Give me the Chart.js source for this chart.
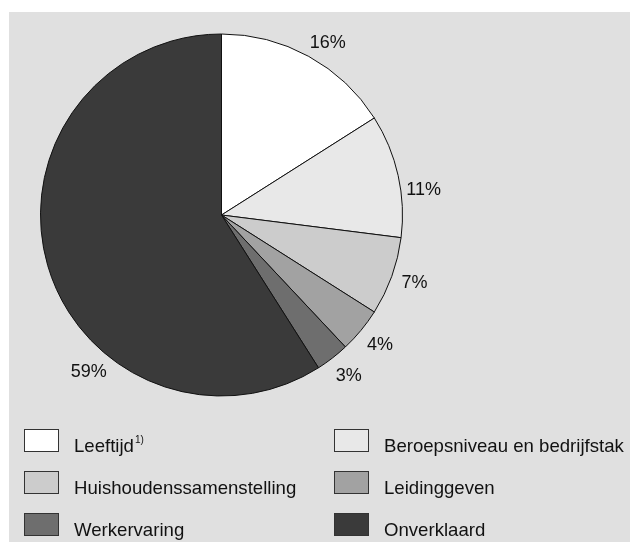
<!DOCTYPE html>
<html>
<head>
<meta charset="utf-8">
<script src="https://cdn.jsdelivr.net/npm/chart.js@4"></script>
<style>
  html, body { margin: 0; padding: 0; background: #fff; }
  canvas { display: block; }
</style>
</head>
<body>
<canvas id="pieChart" width="630" height="542"></canvas>
<script>
// Data
const categories = ['Leeftijd', 'Beroepsniveau en bedrijfstak', 'Huishoudenssamenstelling', 'Leidinggeven', 'Werkervaring', 'Onverklaard'];
const footnotes = ['1)', '', '', '', '', ''];
const shares = [16, 11, 7, 4, 3, 59];
const sliceColors = ['#ffffff', '#e8e8e8', '#cccccc', '#a2a2a2', '#6e6e6e', '#3a3a3a'];

const FONT = '"Liberation Sans", Arial, Helvetica, sans-serif';
const DEG = Math.PI / 180;

// gray panel behind everything
const panelBg = {
    id: 'panelBg',
    beforeDraw(chart) {
        const c = chart.ctx;
        c.save();
        c.fillStyle = '#ffffff';
        c.fillRect(0, 0, chart.width, chart.height);
        c.fillStyle = '#e0e0e0';
        c.fillRect(9, 12, chart.width - 9, chart.height - 12);
        c.restore();
    }
};

// percentage labels outside the slices
const outsideLabels = {
    id: 'outsideLabels',
    afterDatasetsDraw(chart, args, opts) {
        const c = chart.ctx;
        const arcs = chart.getDatasetMeta(0).data;
        c.save();
        c.font = '18px ' + FONT;
        c.fillStyle = '#111';
        c.textAlign = 'center';
        c.textBaseline = 'middle';
        arcs.forEach((arc, i) => {
            let a = (arc.startAngle + arc.endAngle) / 2 + (opts.nudge[i] || 0) * DEG;
            if (shares[i] > 50) a = opts.bigAngle * DEG;
            const r = arc.outerRadius + 23;
            c.fillText(shares[i] + '%', arc.x + Math.cos(a) * r, arc.y + Math.sin(a) * r + 2);
        });
        c.restore();
    }
};

// two-column legend at the bottom
const boxLegend = {
    id: 'boxLegend',
    afterDraw(chart) {
        const c = chart.ctx;
        c.save();
        categories.forEach((name, i) => {
            const col = i % 2, row = Math.floor(i / 2);
            const x = col === 0 ? 24 : 334;
            const y = 429 + row * 42;
            c.fillStyle = sliceColors[i];
            c.fillRect(x, y, 35, 23);
            c.strokeStyle = '#333';
            c.lineWidth = 1;
            c.strokeRect(x + 0.5, y + 0.5, 34, 22);
            c.fillStyle = '#111';
            c.font = '18.6px ' + FONT;
            c.textAlign = 'left';
            c.textBaseline = 'alphabetic';
            c.fillText(name, x + 50, y + 23);
            if (footnotes[i]) {
                const w = c.measureText(name).width;
                c.font = '10px ' + FONT;
                c.fillText(footnotes[i], x + 51 + w, y + 14);
            }
        });
        c.restore();
    }
};

new Chart(document.getElementById('pieChart'), {
    type: 'pie',
    data: {
        labels: categories,
        datasets: [{
            data: shares,
            backgroundColor: sliceColors,
            borderColor: '#111',
            borderWidth: 1
        }]
    },
    options: {
        responsive: false,
        animation: false,
        devicePixelRatio: 1,
        layout: { padding: { left: 40, top: 33, right: 227, bottom: 145 } },
        plugins: {
            legend: { display: false },
            tooltip: { enabled: false },
            outsideLabels: { nudge: [2.6, 5, -1, -0.6, -0.8, 0], bigAngle: 130.6 }
        }
    },
    plugins: [panelBg, outsideLabels, boxLegend]
});
</script>
</body>
</html>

==================================================

> **Given exercise**: Return each line from the material above exactly, but not the pictures.

> **Result**:
Give me the Chart.js source for this chart.
<!DOCTYPE html>
<html>
<head>
<meta charset="utf-8">
<script src="https://cdn.jsdelivr.net/npm/chart.js@4"></script>
<style>
  html, body { margin: 0; padding: 0; background: #fff; }
  canvas { display: block; }
</style>
</head>
<body>
<canvas id="pieChart" width="630" height="542"></canvas>
<script>
// Data
const categories = ['Leeftijd', 'Beroepsniveau en bedrijfstak', 'Huishoudenssamenstelling', 'Leidinggeven', 'Werkervaring', 'Onverklaard'];
const footnotes = ['1)', '', '', '', '', ''];
const shares = [16, 11, 7, 4, 3, 59];
const sliceColors = ['#ffffff', '#e8e8e8', '#cccccc', '#a2a2a2', '#6e6e6e', '#3a3a3a'];

const FONT = '"Liberation Sans", Arial, Helvetica, sans-serif';
const DEG = Math.PI / 180;

// gray panel behind everything
const panelBg = {
    id: 'panelBg',
    beforeDraw(chart) {
        const c = chart.ctx;
        c.save();
        c.fillStyle = '#ffffff';
        c.fillRect(0, 0, chart.width, chart.height);
        c.fillStyle = '#e0e0e0';
        c.fillRect(9, 12, chart.width - 9, chart.height - 12);
        c.restore();
    }
};

// percentage labels outside the slices
const outsideLabels = {
    id: 'outsideLabels',
    afterDatasetsDraw(chart, args, opts) {
        const c = chart.ctx;
        const arcs = chart.getDatasetMeta(0).data;
        c.save();
        c.font = '18px ' + FONT;
        c.fillStyle = '#111';
        c.textAlign = 'center';
        c.textBaseline = 'middle';
        arcs.forEach((arc, i) => {
            let a = (arc.startAngle + arc.endAngle) / 2 + (opts.nudge[i] || 0) * DEG;
            if (shares[i] > 50) a = opts.bigAngle * DEG;
            const r = arc.outerRadius + 23;
            c.fillText(shares[i] + '%', arc.x + Math.cos(a) * r, arc.y + Math.sin(a) * r + 2);
        });
        c.restore();
    }
};

// two-column legend at the bottom
const boxLegend = {
    id: 'boxLegend',
    afterDraw(chart) {
        const c = chart.ctx;
        c.save();
        categories.forEach((name, i) => {
            const col = i % 2, row = Math.floor(i / 2);
            const x = col === 0 ? 24 : 334;
            const y = 429 + row * 42;
            c.fillStyle = sliceColors[i];
            c.fillRect(x, y, 35, 23);
            c.strokeStyle = '#333';
            c.lineWidth = 1;
            c.strokeRect(x + 0.5, y + 0.5, 34, 22);
            c.fillStyle = '#111';
            c.font = '18.6px ' + FONT;
            c.textAlign = 'left';
            c.textBaseline = 'alphabetic';
            c.fillText(name, x + 50, y + 23);
            if (footnotes[i]) {
                const w = c.measureText(name).width;
                c.font = '10px ' + FONT;
                c.fillText(footnotes[i], x + 51 + w, y + 14);
            }
        });
        c.restore();
    }
};

new Chart(document.getElementById('pieChart'), {
    type: 'pie',
    data: {
        labels: categories,
        datasets: [{
            data: shares,
            backgroundColor: sliceColors,
            borderColor: '#111',
            borderWidth: 1
        }]
    },
    options: {
        responsive: false,
        animation: false,
        devicePixelRatio: 1,
        layout: { padding: { left: 40, top: 33, right: 227, bottom: 145 } },
        plugins: {
            legend: { display: false },
            tooltip: { enabled: false },
            outsideLabels: { nudge: [2.6, 5, -1, -0.6, -0.8, 0], bigAngle: 130.6 }
        }
    },
    plugins: [panelBg, outsideLabels, boxLegend]
});
</script>
</body>
</html>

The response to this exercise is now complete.